John Berger describes the male gaze as the tendency of men to view women as objects that are looked at primarily for pleasure and to fulfill a man’s sexual fantasies. From all the way in the beginning of the female nude depicted in European oil paintings, Berger illustrates how females are painted in such a way that turns the female from a human being into a thing that fulfills the male viewer’s “appetite” of satisfaction. Even today, whenever a model poses for a picture or when a model is put on the front cover of a magazine, she is shown looking out into the eyes of the spectator to give the viewer the illusion that she is “falling” for him, and that she only belongs to him. This essentially turns women “into an object - and most particularly an object of vision: a sight” (Berger 47). Berger demonstrates that the male gaze takes the humanity out of females, and instead, turns them into a subject of delight. As a result, when a man looks at a painting of a nude woman or stares back into the eyes of a model posing in a photograph, he can’t help himself from fantasizing about that woman, ultimately turning the woman into an imaginary trophy that he won for himself. Consequently, “a woman’s self being [is] split into two” (Berger 46) in today’s society. Starting from a woman’s early childhood, she is always taught to always watch herself, and to make sure she is “presentable” for today’s cultural norms and standards. On top of that, a woman also has to watch other men look at her. These two factors that women have to deal with constantly lock them into a cage where men are always looking at them like an animal in a zoo. The male gaze highly degrades women, and I believe that men unconsciously fall into the trap of finding themselves looking at a woman or viewing a picture of a woman, and they can’t help themselves to view her as a sexual object.    
1950's Schlitz beer advertisement showing the gender role of women
in society as housewives.
Patriarchy, as defined by Bell Hooks, is a male dominated system that makes women feel inferior by acts of violence and unequal treatment. In this system, a woman is looked at as weak, and as unable to survive on her own without the masculine man to take care of her. Hooks goes on to highlight that the dominating man tends to “maintain that dominance through various forms of psychological terrorism and violence” (18). Since childhood, women are taught the ideal rules to follow to be a female living in a patriarchal society. Sometimes these rules are enforced by fear as in the case of Hook’s father. As Hooks was a child, she liked to play with marbles, a “boy’s toy” instead of dolls like “normal” girls her age. Eventually, to teach Hooks to act as an ideal female, her father beat her with such rage and violence in front of her whole family to discipline her. Clearly, this horrific memory that Hooks shared is an example of the kind of “psychological terrorism and violence” she tries to explain to the readers. To be beaten by your father is one thing, but to be beaten by your father, while everyone watches in your family is a different level of torment that took a huge toll on Hooks. Even as a grown woman, Hooks still remembers this event so well, because of how traumatizing it was for her. Furthermore, a common mistake that people make is that they think that patriarchy only affects women. This is simply not true. Both men and women suffer from this empowered male dominated system. As women are taught to hide their feelings since childhood, men are taught to show rage, and violence to demonstrate their masculinity. Patriarchy doesn’t allow a man to be emotional like a woman; it doesn’t allow him to choose the color pink, because that would somehow tear his manhood from him. Although, today we are starting to slowly move away from the norms and ideals that constitute how women and men should act, gender roles could still be conveyed in today’s society. You look at a man who speaks in a soft voice, and who is not afraid to be emotional, and you subconsciously single him out as different. As a male who grew up in a patriarchal household, I never show my emotional side, because that’s how I was taught by my parents. This illustrates to me that if parents would let their children choose their own gender roles, then slowly, future generations will grow up to be blind to these “rules” that I couldn’t get away from, because of the way I was raised.      

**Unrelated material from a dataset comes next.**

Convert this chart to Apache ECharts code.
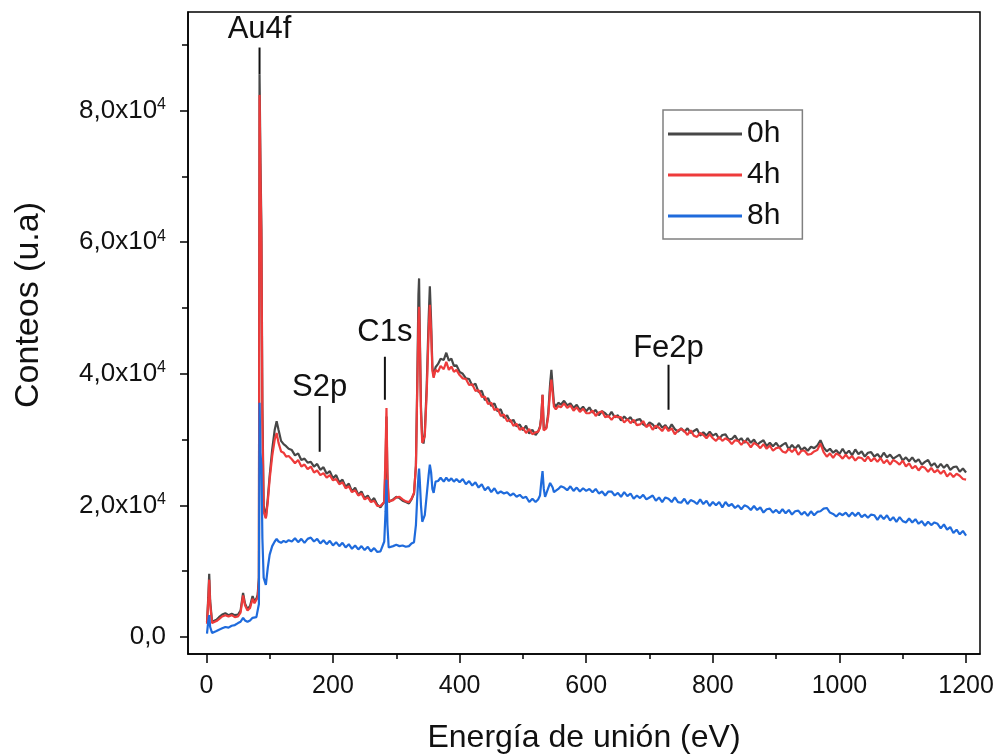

The male gaze and patriarchy depict women as instruments that are controlled by men, and hence, men are viewed as the superior beings. In fact, the male gaze is one of the many examples that fall under the patriarchal umbrella. The way men look at women as mere sexual objects when they look at them in paintings or photographs really portray how society objectifies women. Both John Berger and Bell Hooks demonstrate how women are always suppressed to be lesser human beings than men, whether it’s through how women are conveyed in art or how they are raised with specific gender roles from childhood.  

  --Peter Shafeek  
Works Cited:
- Berger, John. Ways of Seeing: Based on the BBC Television Series with John Berger. British Broadcasting Corp., 2012.

-Hooks, Bell. The Will To Change: Men, Masculinity, and Love. Simon & Schuster, 2004.